Trump Supporters Say Fake News Is Just As Big Of A Problem On The Left
At a stop on his "thank you tour," supporters of the president-elect said they believe news outlets report just as many "fake stories" as discredited sources.
The media has been abuzz recently with widespread reports of fake news websites and stories permeating Facebook.
But at a stop on Donald Trump's "thank you tour" Tuesday in North Carolina, supporters of the president-elect said they believe mainstream news outlets report just as many "fake stories" as discredited sources.
Dick and Andy, supporters of the president-elect, said they were weary of the information reported from traditional news outlets.

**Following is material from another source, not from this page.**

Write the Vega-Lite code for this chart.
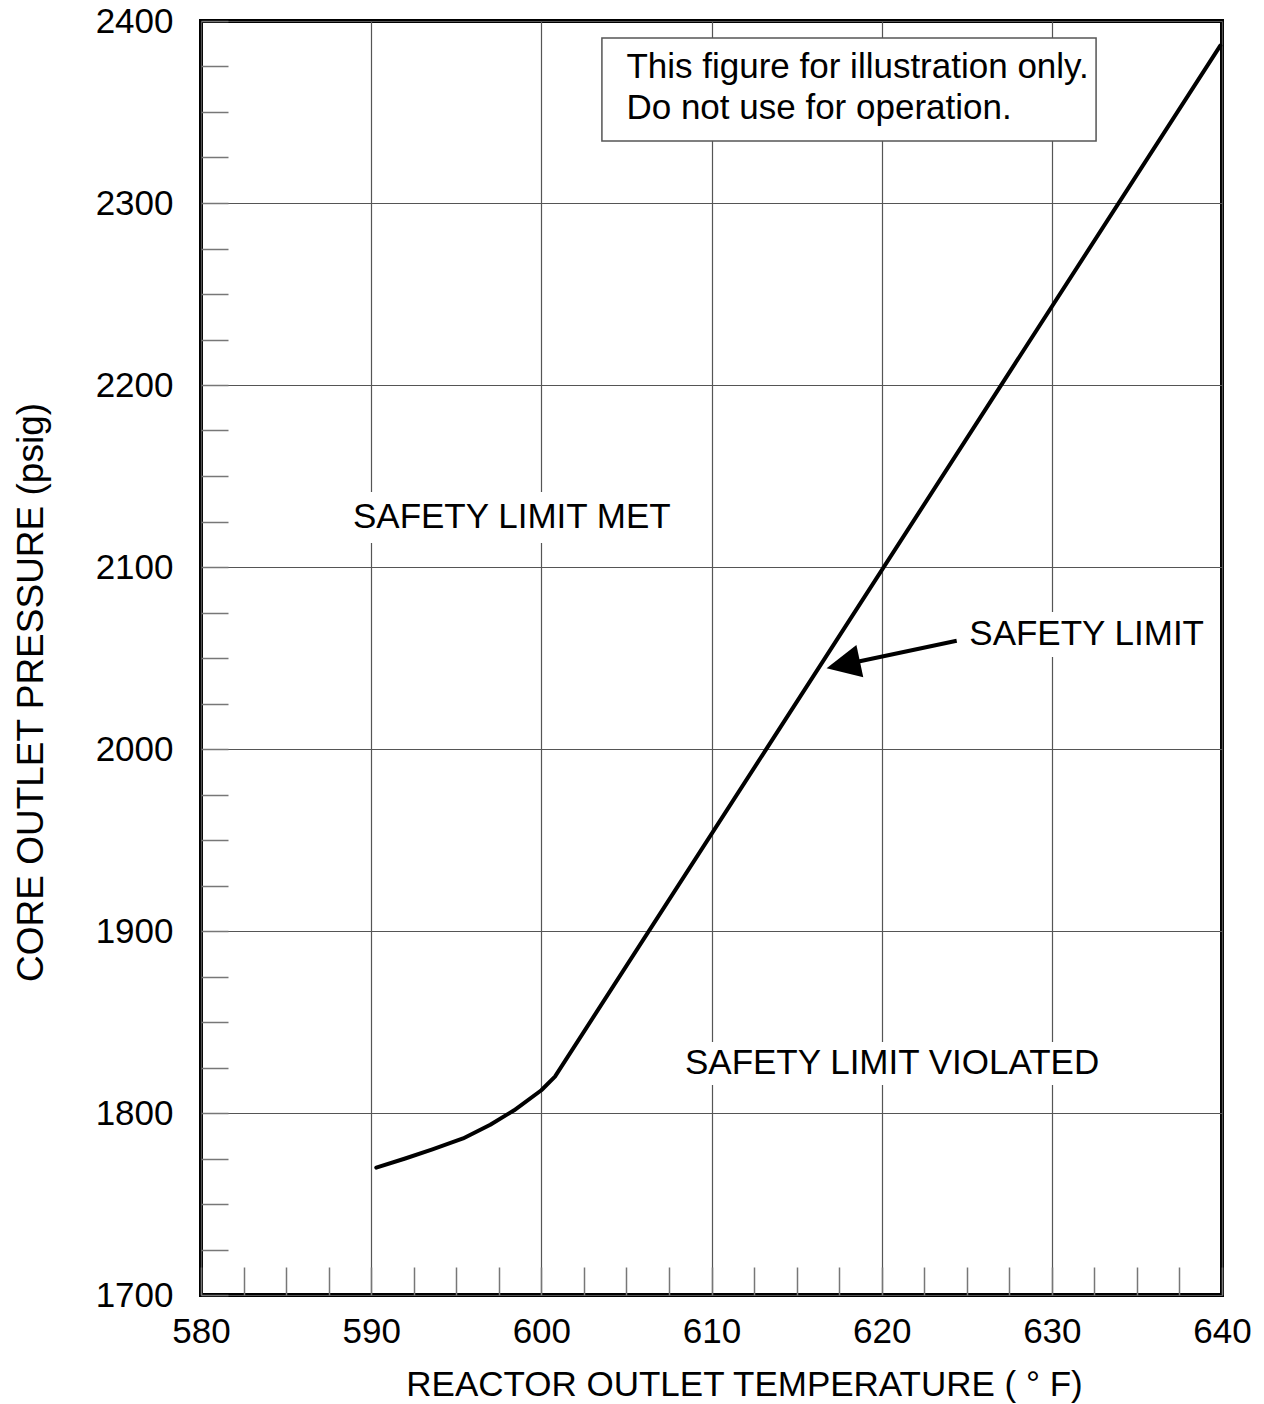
{
  "$schema": "https://vega.github.io/schema/vega-lite/v6.json",
  "width": 1021,
  "height": 1274,
  "padding": {"left": 201, "top": 21, "right": 42, "bottom": 109},
  "autosize": {"type": "none"},
  "background": "white",
  "config": {
    "font": "Liberation Sans",
    "view": {"stroke": "black", "strokeWidth": 4},
    "axis": {
      "domain": false,
      "labelFont": "Liberation Sans",
      "labelFontSize": 35,
      "labelColor": "black",
      "titleFont": "Liberation Sans",
      "titleFontWeight": "normal",
      "titleColor": "black",
      "tickColor": "#777777",
      "tickWidth": 1.5,
      "gridColor": "#555555",
      "gridWidth": 1.2,
      "labelOverlap": false,
      "labelFlush": false,
      "labelBound": false
    }
  },
  "datasets": {
    "curve": [
      {"temperature": 590.3, "pressure": 1770},
      {"temperature": 592.0, "pressure": 1775},
      {"temperature": 593.6, "pressure": 1780},
      {"temperature": 595.4, "pressure": 1786},
      {"temperature": 597.0, "pressure": 1793.5},
      {"temperature": 598.4, "pressure": 1801.5},
      {"temperature": 600.0, "pressure": 1812.5},
      {"temperature": 600.8, "pressure": 1820},
      {"temperature": 639.9, "pressure": 2386.5}
    ],
    "textBackgrounds": [
      {"temperature": 588.46, "temperature2": 608.15, "pressure": 2141.2, "pressure2": 2113.2},
      {"temperature": 624.72, "temperature2": 639.41, "pressure": 2075.3, "pressure2": 2050.5},
      {"temperature": 607.97, "temperature2": 633.42, "pressure": 1839.0, "pressure2": 1815.4}
    ],
    "noteBox": [
      {"temperature": 603.56, "temperature2": 632.6, "pressure": 2390.66, "pressure2": 2334.07}
    ],
    "noteText": [
      {"temperature": 605.0, "pressure": 2368.5, "label": ["This figure for illustration only.", "Do not use for operation."]}
    ],
    "regionLabels": [
      {"temperature": 588.93, "pressure": 2121.5, "label": "SAFETY LIMIT MET"},
      {"temperature": 625.15, "pressure": 2057.1, "label": "SAFETY LIMIT"},
      {"temperature": 608.44, "pressure": 1821.4, "label": "SAFETY LIMIT VIOLATED"}
    ],
    "arrowShaft": [
      {"temperature": 624.41, "temperature2": 617.74, "pressure": 2059.5, "pressure2": 2046.3}
    ],
    "arrowHead": [
      {"temperature": 617.74, "pressure": 2046.3}
    ]
  },
  "encoding": {
    "x": {
      "field": "temperature",
      "type": "quantitative",
      "scale": {"domain": [580, 640], "nice": false, "zero": false},
      "axis": {
        "title": "REACTOR OUTLET TEMPERATURE ( ° F)",
        "titleFontSize": 35,
        "titleX": 543,
        "titleY": 100,
        "titleBaseline": "alphabetic",
        "titleAlign": "center",
        "values": [580, 582.5, 585, 587.5, 590, 592.5, 595, 597.5, 600, 602.5, 605, 607.5, 610, 612.5, 615, 617.5, 620, 622.5, 625, 627.5, 630, 632.5, 635, 637.5, 640],
        "labelExpr": "datum.value % 10 === 0 ? '' + datum.value : ''",
        "labelBaseline": "alphabetic",
        "labelPadding": 75,
        "tickSize": -28,
        "grid": true,
        "gridOpacity": {"condition": {"test": "datum.value % 10 === 0", "value": 1}, "value": 0}
      }
    },
    "y": {
      "field": "pressure",
      "type": "quantitative",
      "scale": {"domain": [1700, 2400], "nice": false, "zero": false},
      "axis": {
        "title": "CORE OUTLET PRESSURE (psig)",
        "titleFontSize": 37,
        "titleX": -159,
        "titleY": 671,
        "titleBaseline": "alphabetic",
        "titleAlign": "center",
        "titleAngle": 270,
        "values": [1700, 1725, 1750, 1775, 1800, 1825, 1850, 1875, 1900, 1925, 1950, 1975, 2000, 2025, 2050, 2075, 2100, 2125, 2150, 2175, 2200, 2225, 2250, 2275, 2300, 2325, 2350, 2375, 2400],
        "labelExpr": "datum.value % 100 === 0 ? '' + datum.value : ''",
        "labelBaseline": "middle",
        "labelPadding": 55,
        "tickSize": -27,
        "grid": true,
        "gridOpacity": {"condition": {"test": "datum.value % 100 === 0", "value": 1}, "value": 0}
      }
    }
  },
  "layer": [
    {
      "data": {"name": "textBackgrounds"},
      "mark": {"type": "rect", "fill": "white", "strokeWidth": 0},
      "encoding": {"x2": {"field": "temperature2"}, "y2": {"field": "pressure2"}}
    },
    {
      "data": {"name": "noteBox"},
      "mark": {"type": "rect", "fill": "white", "stroke": "#555555", "strokeWidth": 1.5},
      "encoding": {"x2": {"field": "temperature2"}, "y2": {"field": "pressure2"}}
    },
    {
      "data": {"name": "curve"},
      "mark": {"type": "line", "color": "black", "strokeWidth": 4, "strokeCap": "round", "strokeJoin": "round"}
    },
    {
      "data": {"name": "arrowShaft"},
      "mark": {"type": "rule", "color": "black", "strokeWidth": 4},
      "encoding": {"x2": {"field": "temperature2"}, "y2": {"field": "pressure2"}}
    },
    {
      "data": {"name": "arrowHead"},
      "mark": {"type": "point", "shape": "M -1 0 L 1 -0.97 L 1 0.97 Z", "size": 1156, "angle": 348, "filled": true, "color": "black", "opacity": 1, "strokeWidth": 0}
    },
    {
      "data": {"name": "noteText"},
      "mark": {"type": "text", "align": "left", "baseline": "alphabetic", "fontSize": 35, "lineHeight": 41, "color": "black", "font": "Liberation Sans"},
      "encoding": {"text": {"field": "label", "type": "nominal"}}
    },
    {
      "data": {"name": "regionLabels"},
      "mark": {"type": "text", "align": "left", "baseline": "alphabetic", "fontSize": 35, "color": "black", "font": "Liberation Sans"},
      "encoding": {"text": {"field": "label", "type": "nominal"}}
    }
  ]
}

"With the media that we have now, you can put anything out and people won't vet it and believe it until you prove it wrong," Dick, who did not give his last name, said.
Dick said it's up to individuals to vet their news sources, and he thinks there's been "just as much against the right as there has been against the left."
Another supporter, Noah, told BuzzFeed News he believes that those calling some right-wing news reports "fake" are biased toward the left.
Noah, a college student attending the rally while home for the holidays, said it was unfair for the media to "pick and choose" websites to label as fake based on their conservative viewpoint.
Jennifer Price, who attended the rally with her WWII veteran father-in-law, said that she believes anyone who falls for fake news is "crazy." However, she said she thinks it equally comes from both sides of the political spectrum.
"I just think it's the people falling for it that's the issue," she said.
When asked if she thought fake news may have swayed voters toward Trump, Price said "if anything, I think it would have swayed them the other way."
"The fake news that I saw was against Trump," she said.
Nelson, who came to the rally with his two sons, said he didn't think fake news swayed the election.
"I think there was a groundswell, people wanted to take back the country ... the results speak for themselves," he said.
Like the others, he said most fake news reporting he has seen came from mainstream news outlets.
"I think most of the fictitious or overblown reports came from the liberal media," he said.
Another supporter, Dr. Michael Umeadi, asked how the media can declare some stories "fake" after polls conducted by news outlets failed to accurately predict the outcome of the presidential election.
"Nobody believed that President-elect Trump would win," he said. "They brought out their data, its fake data...that was fake data."